SUDAN: Repair infrastructure so that the displaced can return home - IOM

Tuesday, June 26, 2007

South Sudan should hasten the provision of basic services and infrastructure to encourage most of the two million displaced southerners around Khartoum to return home, the International Organization for Migration (IOM) said.

"People have to be able to support themselves and their families; if they know that there is very little awaiting them on the other end, that has to be a disincentive," Brunson McKinley, IOM director-general, said.

McKinley, who ended a six-day mission to Sudan on Saturday, also visited the war-ravaged western region of Darfur and Juba, the capital of South Sudan.

"When you look at Juba and I guess the country beyond Juba which is even poorer, you see a lot of work needs to be done," he added.

A January 2005 peace deal ended more than two decades of war between the Sudanese government and southern rebels. The war, Africa’s longest-running conflict, displaced about four million people - nearly half of whom ended up in camps on the edges of the capital, Khartoum.

In addition, much of the land is still not available for farming and grazing livestock because of landmines and other unexploded ordnance. The Ugandan rebel Lord’s Resistance Army also poses a security problem in Southern Sudan, particularly in Equatoria region.

"When you play that back into the experience of the displaced persons or the refugees, you have to say that it is really the ones who are the most courageous who are going back now," McKinley said. "And you can understand why others are waiting until things get a little bit better."

IOM has helped more than110,000 southerners return home from camps around Khartoum since 2005. During his visit, McKinley saw off about 500 displaced persons returning by barge to the south.

The barge is being used because the onset of the rainy season has made travel to the south by road almost impossible. This year, IOM hopes to help more than 60,000 displaced southerners return home.

However, the majority, especially those who have established themselves in the north, are staying put, fearing the prospect of starting from scratch.
"I am sure that there are some people living in camps for displaced persons who have not been able to find employment, who have problems, who are unhappy where they are, who live out of a kind of desperation," McKinley noted. "But others, certainly [want to] go back because they believe or at least hope that things will be better and that they can contribute to rebuilding their home villages, their tribes and their regions."

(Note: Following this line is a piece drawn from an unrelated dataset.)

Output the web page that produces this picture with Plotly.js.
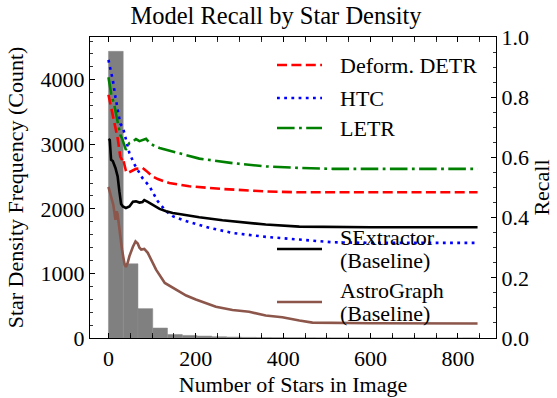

Under the north-south peace deal, the south gets 50 percent of oil revenues from wells in the south. Donors also pledged US$4.5 billion, some of it earmarked for rebuilding devastated infrastructure and creating a peace dividend. But the government of South Sudan says it has yet to see the bulk of the pledges.

As a result, infrastructure is still largely undeveloped in the south, according to aid workers in the vast region.

"Most people want to go home. They are homesick; they are nostalgic for their home place, their home people, and their environment," McKinley explained. "I think that as the south develops, gradually people will say ‘alright, now it is good enough, I’ll go back and help to build it’."